● **TASK BRIEF**
Omit all pictures. Copy the rest of the material exactly.

● **DATA SEGMENT**

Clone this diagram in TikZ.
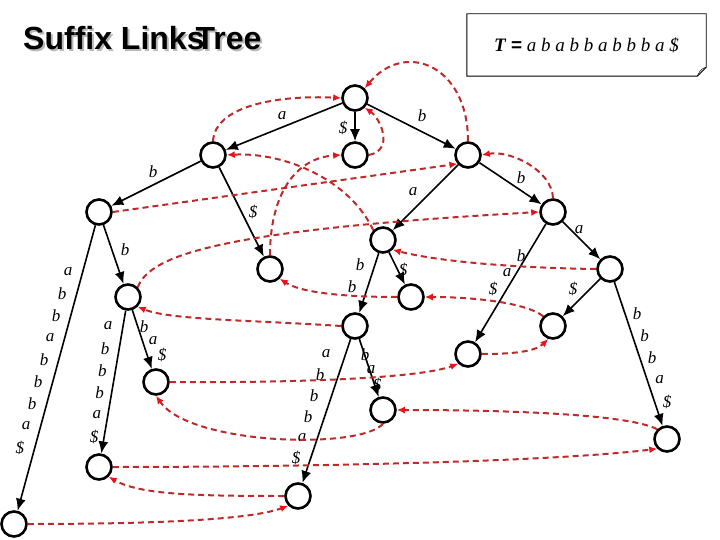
\documentclass[tikz,border=0pt]{standalone}
\usepackage{fontspec}
\setmainfont{Liberation Serif}
\newfontfamily\titlefont{Liberation Sans}
\usetikzlibrary{arrows.meta, calc}
\definecolor{linkred}{HTML}{BE2A2A}
\definecolor{tipred}{HTML}{E8141A}
\definecolor{shadegray}{HTML}{B8B8B8}

\begin{document}
\begin{tikzpicture}[
  x=1pt, y=-1pt,
  vert/.style={draw, circle, fill=white, line width=2.6pt, minimum size=25pt, inner sep=0pt},
  edge/.style={-{Latex[length=12pt, width=10pt]}, line width=1.6pt},
  link/.style={draw=linkred, line width=2pt, dash pattern=on 6pt off 4pt,
    -{Latex[length=8pt, width=7pt, color=tipred]}},
  lbl/.style={font=\fontsize{17}{17}\selectfont\itshape, inner sep=0pt},
  title/.style={font=\titlefont\bfseries\fontsize{32}{32}\selectfont, inner sep=0pt, anchor=base west}
]
\useasboundingbox (0,0) rectangle (720,540);

% title (the shade sits behind)
\node[title, text=shadegray] (titleshade) at (25,52) {Suffix Links\kern-9pt Tree};
\node[title] (titletext) at (23,50) {Suffix Links\kern-9pt Tree};

% string note
\node[inner sep=0pt, minimum width=239pt, minimum height=62pt,
  font=\fontsize{19}{19}\selectfont] (strbox) at (586.5,45)
  {\textbf{\textit{T}} {\titlefont\bfseries =} \textit{a b a b b a b b b a \$}};
\draw[line width=0.9pt] (strbox.south west) -- (strbox.north west) -- (strbox.north east)
  -- ($(strbox.south east)+(0,-9)$) -- ($(strbox.south east)+(-9,0)$) -- cycle;
\draw[line width=0.5pt] ($(strbox.south east)+(0,-9)$) .. controls ($(strbox.south east)+(-7,-7)$)
  and ($(strbox.south east)+(-7,-3)$) .. ($(strbox.south east)+(-9,0)$);

% nodes
\node[vert] (root) at (355,98) {};
\node[vert] (na) at (213,155) {};
\node[vert] (leaf10) at (355,155) {};
\node[vert] (nb) at (468,155) {};
\node[vert] (nab) at (99,212) {};
\node[vert] (nbb) at (553,212) {};
\node[vert] (nba) at (383,240) {};
\node[vert] (leaf9) at (270,269) {};
\node[vert] (nbba) at (610,269) {};
\node[vert] (nabb) at (128,297) {};
\node[vert] (leaf8) at (411,297) {};
\node[vert] (nbabb) at (355,326) {};
\node[vert] (leaf7) at (553,326) {};
\node[vert] (leaf6) at (468,354) {};
\node[vert] (leaf5) at (156,382) {};
\node[vert] (leaf4) at (383,410) {};
\node[vert] (leaf3) at (667,439) {};
\node[vert] (leaf2) at (99,467) {};
\node[vert] (leaf1) at (298,496) {};
\node[vert] (leaf0) at (14,524) {};

% tree edges
\draw[edge] (root) -- (na);
\draw[edge] (root) -- (leaf10);
\draw[edge] (root) -- (nb);
\draw[edge] (na) -- (nab);
\draw[edge] (na) -- (leaf9);
\draw[edge] (nb) -- (nba);
\draw[edge] (nb) -- (nbb);
\draw[edge] (nab) -- (leaf0);
\draw[edge] (nab) -- (nabb);
\draw[edge] (nabb) -- (leaf2);
\draw[edge] (nabb) -- (leaf5);
\draw[edge] (nba) -- (nbabb);
\draw[edge] (nba) -- (leaf8);
\draw[edge] (nbabb) -- (leaf1);
\draw[edge] (nbabb) -- (leaf4);
\draw[edge] (nbb) -- (nbba);
\draw[edge] (nbb) -- (leaf6);
\draw[edge] (nbba) -- (leaf7);
\draw[edge] (nbba) -- (leaf3);

% edge labels
\node[lbl] (la) at (282,116) {a};
\node[lbl] (ld) at (343,128) {\$};
\node[lbl] (lb) at (422,116) {b};
\node[lbl] (lab) at (153,172) {b};
\node[lbl] (lad) at (253,212) {\$};
\node[lbl] (lba) at (413,192) {a};
\node[lbl] (lbb) at (521,178) {b};
\node[lbl] (labb) at (125,250) {b};
\node[lbl] (lbba) at (579,230) {a};
\node[lbl] (lbad) at (403,270) {\$};
\node[lbl] (lbbad) at (573,289) {\$};
\foreach \ch [count=\i] in {a,b,b,a,b,b,b,a,\$}
  \node[lbl] (lz-\i) at ($(68,272)!{(\i-1)/8}!(20,448)$) {\ch};
\foreach \ch [count=\i] in {a,b,b,b,a,\$}
  \node[lbl] (ly-\i) at ($(108,326)!{(\i-1)/5}!(94,437)$) {\ch};
\foreach \ch [count=\i] in {b,a,\$}
  \node[lbl] (lx-\i) at ($(144,327)!{(\i-1)/2}!(162,355)$) {\ch};
\foreach \ch [count=\i] in {b,b}
  \node[lbl] (lw-\i) at ($(360,265)!{\i-1}!(352,287)$) {\ch};
\foreach \ch [count=\i] in {a,b,b,b,a,\$}
  \node[lbl] (lv-\i) at ($(326,354)!{(\i-1)/5}!(296,458)$) {\ch};
\foreach \ch [count=\i] in {b,a,\$}
  \node[lbl] (lu-\i) at ($(365,355)!{(\i-1)/2}!(377,385)$) {\ch};
\foreach \ch [count=\i] in {b,a,\$}
  \node[lbl] (lt-\i) at ($(521,256)!{(\i-1)/2}!(493,289)$) {\ch};
\foreach \ch [count=\i] in {b,b,b,a,\$}
  \node[lbl] (ls-\i) at ($(637,314)!{(\i-1)/4}!(667,402)$) {\ch};

% suffix links
\draw[link] (na.north) .. controls (215,105) and (280,95) .. (root.west);
\draw[link] (nb.north) .. controls (468,65) and (405,40) .. (root.north east);
\draw[link] (leaf10.east) .. controls (395,150) and (380,118) .. (root.south east);
\draw[link] (nbb.north) .. controls (552,170) and (510,150) .. (nb.east);
\draw[link] (nab.east) -- (nb.-140);
\draw[link] (nba.north west) .. controls (350,180) and (285,152) .. (na.east);
\draw[link] (leaf9.north) .. controls (270,195) and (295,158) .. (leaf10.west);
\draw[link] (nabb.north east) .. controls (150,255) and (220,230) .. (nbb.west);
\draw[link] (nbabb.west) .. controls (250,320) and (170,320) .. (nabb.south east);
\draw[link] (nbba.west) .. controls (520,268) and (440,262) .. (nba.south east);
\draw[link] (leaf0.east) .. controls (150,524) and (250,520) .. (leaf1.south west);
\draw[link] (leaf1.west) .. controls (200,496) and (140,495) .. (leaf2.south east);
\draw[link] (leaf2.east) .. controls (300,467) and (550,462) .. (leaf3.south west);
\draw[link] (leaf3.north west) .. controls (630,415) and (520,410) .. (leaf4.east);
\draw[link] (leaf4.south) .. controls (360,450) and (190,445) .. (leaf5.south);
\draw[link] (leaf5.east) .. controls (300,383) and (420,378) .. (leaf6.south west);
\draw[link] (leaf6.east) .. controls (510,354) and (535,352) .. (leaf7.-110);
\draw[link] (leaf7.north west) .. controls (525,302) and (470,297) .. (leaf8.east);
\draw[link] (leaf8.west) .. controls (340,297) and (300,292) .. (leaf9.south east);
\end{tikzpicture}
\end{document}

● **ANSWER TO THIS TASK**
Clone this diagram in TikZ.
\documentclass[tikz,border=0pt]{standalone}
\usepackage{fontspec}
\setmainfont{Liberation Serif}
\newfontfamily\titlefont{Liberation Sans}
\usetikzlibrary{arrows.meta, calc}
\definecolor{linkred}{HTML}{BE2A2A}
\definecolor{tipred}{HTML}{E8141A}
\definecolor{shadegray}{HTML}{B8B8B8}

\begin{document}
\begin{tikzpicture}[
  x=1pt, y=-1pt,
  vert/.style={draw, circle, fill=white, line width=2.6pt, minimum size=25pt, inner sep=0pt},
  edge/.style={-{Latex[length=12pt, width=10pt]}, line width=1.6pt},
  link/.style={draw=linkred, line width=2pt, dash pattern=on 6pt off 4pt,
    -{Latex[length=8pt, width=7pt, color=tipred]}},
  lbl/.style={font=\fontsize{17}{17}\selectfont\itshape, inner sep=0pt},
  title/.style={font=\titlefont\bfseries\fontsize{32}{32}\selectfont, inner sep=0pt, anchor=base west}
]
\useasboundingbox (0,0) rectangle (720,540);

% title (the shade sits behind)
\node[title, text=shadegray] (titleshade) at (25,52) {Suffix Links\kern-9pt Tree};
\node[title] (titletext) at (23,50) {Suffix Links\kern-9pt Tree};

% string note
\node[inner sep=0pt, minimum width=239pt, minimum height=62pt,
  font=\fontsize{19}{19}\selectfont] (strbox) at (586.5,45)
  {\textbf{\textit{T}} {\titlefont\bfseries =} \textit{a b a b b a b b b a \$}};
\draw[line width=0.9pt] (strbox.south west) -- (strbox.north west) -- (strbox.north east)
  -- ($(strbox.south east)+(0,-9)$) -- ($(strbox.south east)+(-9,0)$) -- cycle;
\draw[line width=0.5pt] ($(strbox.south east)+(0,-9)$) .. controls ($(strbox.south east)+(-7,-7)$)
  and ($(strbox.south east)+(-7,-3)$) .. ($(strbox.south east)+(-9,0)$);

% nodes
\node[vert] (root) at (355,98) {};
\node[vert] (na) at (213,155) {};
\node[vert] (leaf10) at (355,155) {};
\node[vert] (nb) at (468,155) {};
\node[vert] (nab) at (99,212) {};
\node[vert] (nbb) at (553,212) {};
\node[vert] (nba) at (383,240) {};
\node[vert] (leaf9) at (270,269) {};
\node[vert] (nbba) at (610,269) {};
\node[vert] (nabb) at (128,297) {};
\node[vert] (leaf8) at (411,297) {};
\node[vert] (nbabb) at (355,326) {};
\node[vert] (leaf7) at (553,326) {};
\node[vert] (leaf6) at (468,354) {};
\node[vert] (leaf5) at (156,382) {};
\node[vert] (leaf4) at (383,410) {};
\node[vert] (leaf3) at (667,439) {};
\node[vert] (leaf2) at (99,467) {};
\node[vert] (leaf1) at (298,496) {};
\node[vert] (leaf0) at (14,524) {};

% tree edges
\draw[edge] (root) -- (na);
\draw[edge] (root) -- (leaf10);
\draw[edge] (root) -- (nb);
\draw[edge] (na) -- (nab);
\draw[edge] (na) -- (leaf9);
\draw[edge] (nb) -- (nba);
\draw[edge] (nb) -- (nbb);
\draw[edge] (nab) -- (leaf0);
\draw[edge] (nab) -- (nabb);
\draw[edge] (nabb) -- (leaf2);
\draw[edge] (nabb) -- (leaf5);
\draw[edge] (nba) -- (nbabb);
\draw[edge] (nba) -- (leaf8);
\draw[edge] (nbabb) -- (leaf1);
\draw[edge] (nbabb) -- (leaf4);
\draw[edge] (nbb) -- (nbba);
\draw[edge] (nbb) -- (leaf6);
\draw[edge] (nbba) -- (leaf7);
\draw[edge] (nbba) -- (leaf3);

% edge labels
\node[lbl] (la) at (282,116) {a};
\node[lbl] (ld) at (343,128) {\$};
\node[lbl] (lb) at (422,116) {b};
\node[lbl] (lab) at (153,172) {b};
\node[lbl] (lad) at (253,212) {\$};
\node[lbl] (lba) at (413,192) {a};
\node[lbl] (lbb) at (521,178) {b};
\node[lbl] (labb) at (125,250) {b};
\node[lbl] (lbba) at (579,230) {a};
\node[lbl] (lbad) at (403,270) {\$};
\node[lbl] (lbbad) at (573,289) {\$};
\foreach \ch [count=\i] in {a,b,b,a,b,b,b,a,\$}
  \node[lbl] (lz-\i) at ($(68,272)!{(\i-1)/8}!(20,448)$) {\ch};
\foreach \ch [count=\i] in {a,b,b,b,a,\$}
  \node[lbl] (ly-\i) at ($(108,326)!{(\i-1)/5}!(94,437)$) {\ch};
\foreach \ch [count=\i] in {b,a,\$}
  \node[lbl] (lx-\i) at ($(144,327)!{(\i-1)/2}!(162,355)$) {\ch};
\foreach \ch [count=\i] in {b,b}
  \node[lbl] (lw-\i) at ($(360,265)!{\i-1}!(352,287)$) {\ch};
\foreach \ch [count=\i] in {a,b,b,b,a,\$}
  \node[lbl] (lv-\i) at ($(326,354)!{(\i-1)/5}!(296,458)$) {\ch};
\foreach \ch [count=\i] in {b,a,\$}
  \node[lbl] (lu-\i) at ($(365,355)!{(\i-1)/2}!(377,385)$) {\ch};
\foreach \ch [count=\i] in {b,a,\$}
  \node[lbl] (lt-\i) at ($(521,256)!{(\i-1)/2}!(493,289)$) {\ch};
\foreach \ch [count=\i] in {b,b,b,a,\$}
  \node[lbl] (ls-\i) at ($(637,314)!{(\i-1)/4}!(667,402)$) {\ch};

% suffix links
\draw[link] (na.north) .. controls (215,105) and (280,95) .. (root.west);
\draw[link] (nb.north) .. controls (468,65) and (405,40) .. (root.north east);
\draw[link] (leaf10.east) .. controls (395,150) and (380,118) .. (root.south east);
\draw[link] (nbb.north) .. controls (552,170) and (510,150) .. (nb.east);
\draw[link] (nab.east) -- (nb.-140);
\draw[link] (nba.north west) .. controls (350,180) and (285,152) .. (na.east);
\draw[link] (leaf9.north) .. controls (270,195) and (295,158) .. (leaf10.west);
\draw[link] (nabb.north east) .. controls (150,255) and (220,230) .. (nbb.west);
\draw[link] (nbabb.west) .. controls (250,320) and (170,320) .. (nabb.south east);
\draw[link] (nbba.west) .. controls (520,268) and (440,262) .. (nba.south east);
\draw[link] (leaf0.east) .. controls (150,524) and (250,520) .. (leaf1.south west);
\draw[link] (leaf1.west) .. controls (200,496) and (140,495) .. (leaf2.south east);
\draw[link] (leaf2.east) .. controls (300,467) and (550,462) .. (leaf3.south west);
\draw[link] (leaf3.north west) .. controls (630,415) and (520,410) .. (leaf4.east);
\draw[link] (leaf4.south) .. controls (360,450) and (190,445) .. (leaf5.south);
\draw[link] (leaf5.east) .. controls (300,383) and (420,378) .. (leaf6.south west);
\draw[link] (leaf6.east) .. controls (510,354) and (535,352) .. (leaf7.-110);
\draw[link] (leaf7.north west) .. controls (525,302) and (470,297) .. (leaf8.east);
\draw[link] (leaf8.west) .. controls (340,297) and (300,292) .. (leaf9.south east);
\end{tikzpicture}
\end{document}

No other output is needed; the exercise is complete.